=== What is required ===
Extract each line holding the word "standalone" from the entries.

=== Material shown ===
- - -

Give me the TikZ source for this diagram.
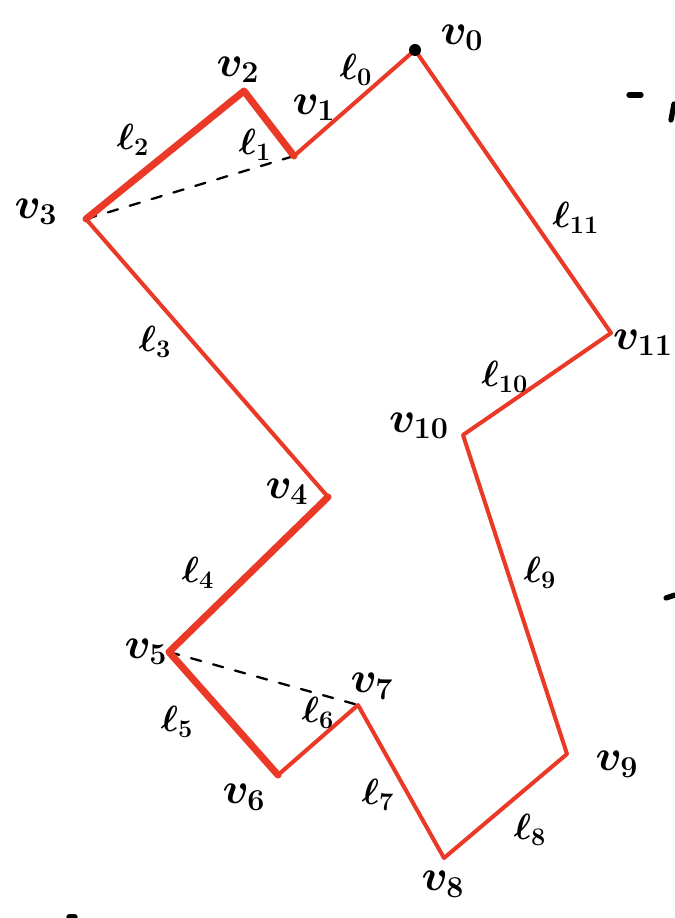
\documentclass[tikz,border=0pt]{standalone}
\usepackage{tikz}
\usetikzlibrary{positioning}
\definecolor{pen}{RGB}{234,58,39}

\begin{document}
\begin{tikzpicture}[x=0.02cm,y=-0.02cm, line cap=round, line join=round,
  edge/.style={draw=pen,line width=2.3pt},
  bold/.style={draw=pen,line width=4pt},
  diag/.style={draw,dashed,line width=1.3pt,dash pattern=on 6pt off 7pt},
  vlab/.style={font=\fontsize{26}{28}\selectfont\boldmath},
  elab/.style={font=\fontsize{21}{23}\selectfont\boldmath},
  stray/.style={line width=3pt}]
\useasboundingbox (0,0) rectangle (675,918);
% vertices
\coordinate (v0) at (415,50);
\coordinate (v1) at (294,156);
\coordinate (v2) at (244,91);
\coordinate (v3) at (86,219);
\coordinate (v4) at (328,497);
\coordinate (v5) at (169,652);
\coordinate (v6) at (278,775);
\coordinate (v7) at (358,705);
\coordinate (v8) at (444,858);
\coordinate (v9) at (567,754);
\coordinate (v10) at (463,435);
\coordinate (v11) at (611,333);
% diagonals
\draw[diag] (v3) -- (v1);
\draw[diag] (v5) -- (v7);
% polygon
\draw[edge] (v0) -- (v1);
\draw[bold] (v1) -- (v2) -- (v3);
\draw[edge] (v3) -- (v4);
\draw[bold] (v4) -- (v5) -- (v6);
\draw[edge] (v6) -- (v7) -- (v8) -- (v9) -- (v10) -- (v11) -- (v0);
\fill (v0) circle (6);
% vertex labels
\node[vlab] (l-v0) at (462,38) {$v_0$};
\node[vlab] (l-v1) at (314,108) {$v_1$};
\node[vlab] (l-v2) at (238,70) {$v_2$};
\node[vlab] (l-v3) at (36,212) {$v_3$};
\node[vlab] (l-v4) at (287,492) {$v_4$};
\node[vlab] (l-v5) at (146,652) {$v_5$};
\node[vlab] (l-v6) at (244,797) {$v_6$};
\node[vlab] (l-v7) at (372,686) {$v_7$};
\node[vlab] (l-v8) at (443,884) {$v_8$};
\node[vlab] (l-v9) at (617,764) {$v_9$};
\node[vlab] (l-v10) at (419,426) {$v_{10}$};
\node[vlab,anchor=east,inner sep=1pt] (l-v11) at (675,343) {$v_{11}$};
% edge labels
\node[elab] (e0) at (356,70) {$\ell_0$};
\node[elab] (e1) at (255,145) {$\ell_1$};
\node[elab] (e2) at (133,140) {$\ell_2$};
\node[elab] (e3) at (155,342) {$\ell_3$};
\node[elab] (e4) at (198,573) {$\ell_4$};
\node[elab] (e5) at (177,722) {$\ell_5$};
\node[elab] (e6) at (318,713) {$\ell_6$};
\node[elab] (e7) at (378,795) {$\ell_7$};
\node[elab] (e8) at (530,830) {$\ell_8$};
\node[elab] (e9) at (540,573) {$\ell_9$};
\node[elab] (e10) at (505,377) {$\ell_{10}$};
\node[elab] (e11) at (576,218) {$\ell_{11}$};
% stray marks
\draw[stray] (629,95) -- (641,95);
\draw[stray] (674,104) -- (671,120);
\draw[stray] (666,598) -- (675,595);
\draw[stray] (69,917) -- (75,917);
\end{tikzpicture}
\end{document}
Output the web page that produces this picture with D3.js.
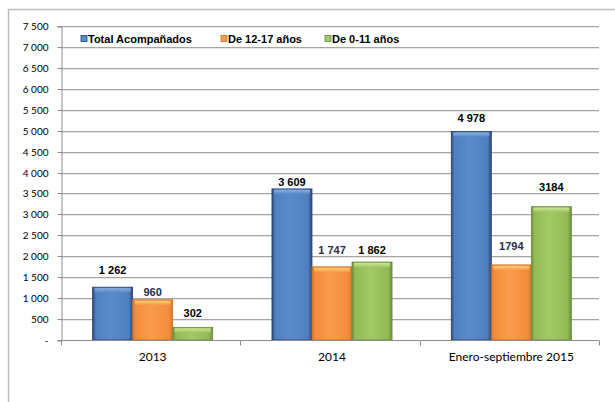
<!DOCTYPE html>
<html><head><meta charset="utf-8">
<script src="https://cdn.jsdelivr.net/npm/d3@7"></script>
<style>body{margin:0;background:#fff}svg{display:block}</style>
</head><body>
<svg id="c" width="615" height="402"></svg>
<script>
const categories = ["2013", "2014", "Enero-septiembre 2015"];
const seriesNames = ["Total Acompañados", "De 12-17 años", "De 0-11 años"];
const totalAcompanados = [1262, 3609, 4978];
const de12a17 = [960, 1747, 1794];
const de0a11 = [302, 1862, 3184];
const labelsTotal = ["1 262", "3 609", "4 978"];
const labels12a17 = ["960", "1 747", "1794"];
const labels0a11 = ["302", "1 862", "3184"];
const yTickValues = [0, 500, 1000, 1500, 2000, 2500, 3000, 3500, 4000, 4500, 5000, 5500, 6000, 6500, 7000, 7500];
const yTickLabels = ["-", "500", "1 000", "1 500", "2 000", "2 500", "3 000", "3 500", "4 000", "4 500", "5 000", "5 500", "6 000", "6 500", "7 000", "7 500"];

(function () {
// styling (not data)
const labelGap = [[17, 8, 14], [7, 17, 12], [14, 19, 20]];
const labelColors = ["#000000", "#1f2d4f", "#000000"];
const colors = [
  {dark:"#2c4a7a", mid:"#5a8bcb", base:"#4f7fbf", top:"#8fb3e0", edge:"#24406e"},
  {dark:"#d9782e", mid:"#fa9c4c", base:"#f48c3c", top:"#fdd57a", edge:"#c9702a"},
  {dark:"#6f9040", mid:"#a3c964", base:"#92ba55", top:"#cfe99a", edge:"#6a8a3a"}
];

const seriesValues = [totalAcompanados, de12a17, de0a11];
const seriesLabels = [labelsTotal, labels12a17, labels0a11];

const svg = d3.select("#c");
const font = "'Liberation Sans', Arial, sans-serif";
const tickFont = "Lato, 'Open Sans', sans-serif";

svg.append("rect").attr("x", 8.5).attr("y", 9.5).attr("width", 640).attr("height", 420)
  .attr("fill", "none").attr("stroke", "#bdbdbd").attr("stroke-width", 1.5);

const pLeft = 61, pRight = 599, pTop = 26, pBottom = 340;
const x = d3.scaleBand().domain(categories).range([pLeft, pRight]).paddingInner(0).paddingOuter(0);
const xs = d3.scaleBand().domain(d3.range(3)).range([0, x.bandwidth()]).paddingInner(0).paddingOuter(0.74);
const y = d3.scaleLinear().domain([0, 7500]).range([pBottom, pTop]);

const defs = svg.append("defs");
colors.forEach((c, i) => {
  const g = defs.append("linearGradient").attr("id", "g" + i).attr("x1", 0).attr("x2", 1).attr("y1", 0).attr("y2", 0);
  g.append("stop").attr("offset", "0%").attr("stop-color", c.dark);
  g.append("stop").attr("offset", "8%").attr("stop-color", c.base);
  g.append("stop").attr("offset", "45%").attr("stop-color", c.mid);
  g.append("stop").attr("offset", "90%").attr("stop-color", c.base);
  g.append("stop").attr("offset", "100%").attr("stop-color", c.dark);
  const t = defs.append("linearGradient").attr("id", "t" + i).attr("x1", 0).attr("x2", 0).attr("y1", 0).attr("y2", 1);
  t.append("stop").attr("offset", "0%").attr("stop-color", c.top);
  t.append("stop").attr("offset", "100%").attr("stop-color", c.mid);
});

svg.append("g").selectAll("line").data(yTickValues.slice(1)).join("line")
  .attr("x1", pLeft).attr("x2", pRight)
  .attr("y1", d => Math.round(y(d)) + 0.5).attr("y2", d => Math.round(y(d)) + 0.5)
  .attr("stroke", "#a6a6a6").attr("stroke-width", 1);
svg.append("g").selectAll("line").data(yTickValues.slice(1)).join("line")
  .attr("x1", pLeft).attr("x2", pRight)
  .attr("y1", d => Math.round(y(d)) + 1.5).attr("y2", d => Math.round(y(d)) + 1.5)
  .attr("stroke", "#e6e6e6").attr("stroke-width", 1);

const yAxis = d3.axisLeft(y).tickValues(yTickValues).tickSize(4).tickPadding(9)
  .tickFormat((d, i) => yTickLabels[i]);
const ya = svg.append("g").attr("transform", `translate(${pLeft + 0.5},0.5)`).call(yAxis);
ya.select(".domain").attr("stroke", "#8c8c8c");
ya.selectAll(".tick line").attr("stroke", "#8c8c8c");
ya.selectAll(".tick text").attr("font-family", tickFont).attr("font-size", 10).attr("fill", "#000");
ya.selectAll(".tick").attr("transform", d => `translate(0,${Math.round(y(d))})`);

const groups = svg.append("g").selectAll("g").data(categories).join("g")
  .attr("transform", d => `translate(${x(d) + 2},0)`);
seriesValues.forEach((vals, si) => {
  groups.append("rect")
    .attr("x", xs(si)).attr("width", xs.bandwidth())
    .attr("y", (d, i) => y(vals[i])).attr("height", (d, i) => pBottom - y(vals[i]))
    .attr("fill", `url(#g${si})`).attr("stroke", colors[si].edge).attr("stroke-width", 0.8);
  groups.append("rect")
    .attr("x", xs(si) + 2).attr("width", xs.bandwidth() - 4)
    .attr("y", (d, i) => y(vals[i]) + 1).attr("height", 4)
    .attr("fill", `url(#t${si})`).attr("opacity", 0.9);
  groups.append("text")
    .attr("x", xs(si) + xs.bandwidth() / 2)
    .attr("y", (d, i) => y(vals[i]) - labelGap[i][si])
    .attr("dy", "0.36em").attr("text-anchor", "middle")
    .attr("font-family", font).attr("font-weight", "bold").attr("font-size", 11)
    .attr("fill", labelColors[si])
    .text((d, i) => seriesLabels[si][i]);
});

const xa = svg.append("g").attr("transform", `translate(0,${pBottom + 0.5})`);
xa.append("line").attr("x1", pLeft).attr("x2", pRight).attr("stroke", "#8c8c8c");
xa.selectAll("line.tk").data(categories.concat(["end"])).join("line").attr("class", "tk")
  .attr("x1", (d, i) => i < 3 ? Math.round(x(d)) + 0.5 : pRight + 0.5)
  .attr("x2", (d, i) => i < 3 ? Math.round(x(d)) + 0.5 : pRight + 0.5)
  .attr("y1", 0).attr("y2", 5).attr("stroke", "#8c8c8c");
xa.selectAll("text").data(categories).join("text")
  .attr("x", d => x(d) + x.bandwidth() / 2 + 2).attr("y", 20)
  .attr("text-anchor", "middle").attr("font-family", tickFont).attr("font-size", 12).attr("fill", "#000")
  .text(d => d);

const legendX = [81, 221, 325];
const lg = svg.append("g");
seriesNames.forEach((n, i) => {
  lg.append("rect").attr("x", legendX[i]).attr("y", 35.5).attr("width", 6).attr("height", 6)
    .attr("fill", colors[i].mid).attr("stroke", colors[i].edge).attr("stroke-width", 0.8);
  lg.append("text").attr("x", legendX[i] + 7).attr("y", 42.5)
    .attr("font-family", font).attr("font-weight", "bold").attr("font-size", 11).attr("fill", "#000")
    .text(n);
});
})();
</script>
</body></html>
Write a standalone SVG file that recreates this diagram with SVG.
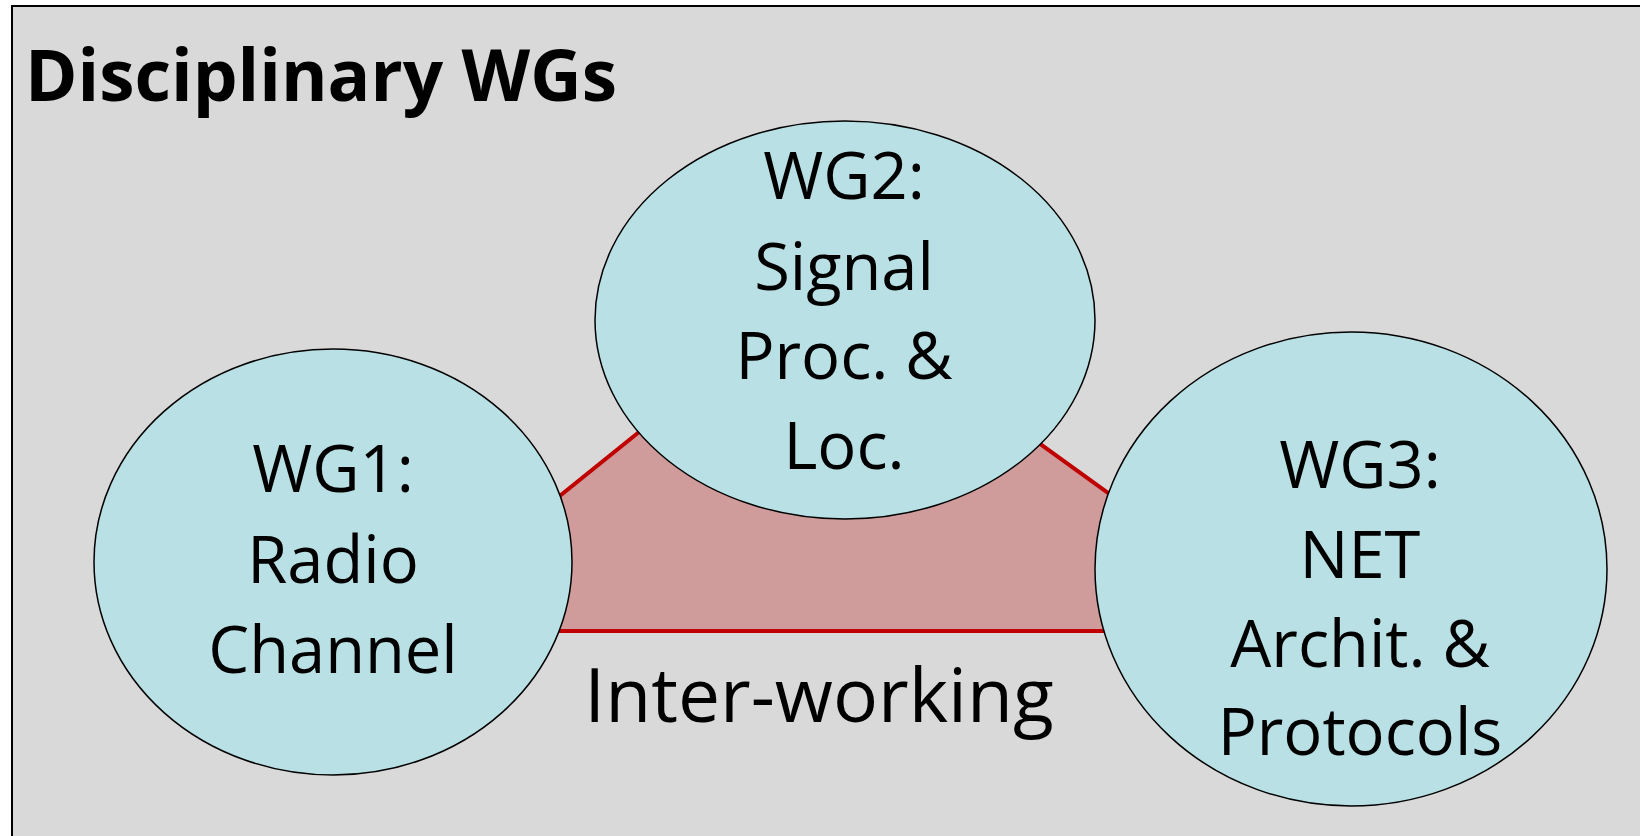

- - -

=== Output for this task ===
\documentclass[tikz,border=0pt]{standalone}
Write a standalone SVG file that recreates this diagram with SVG.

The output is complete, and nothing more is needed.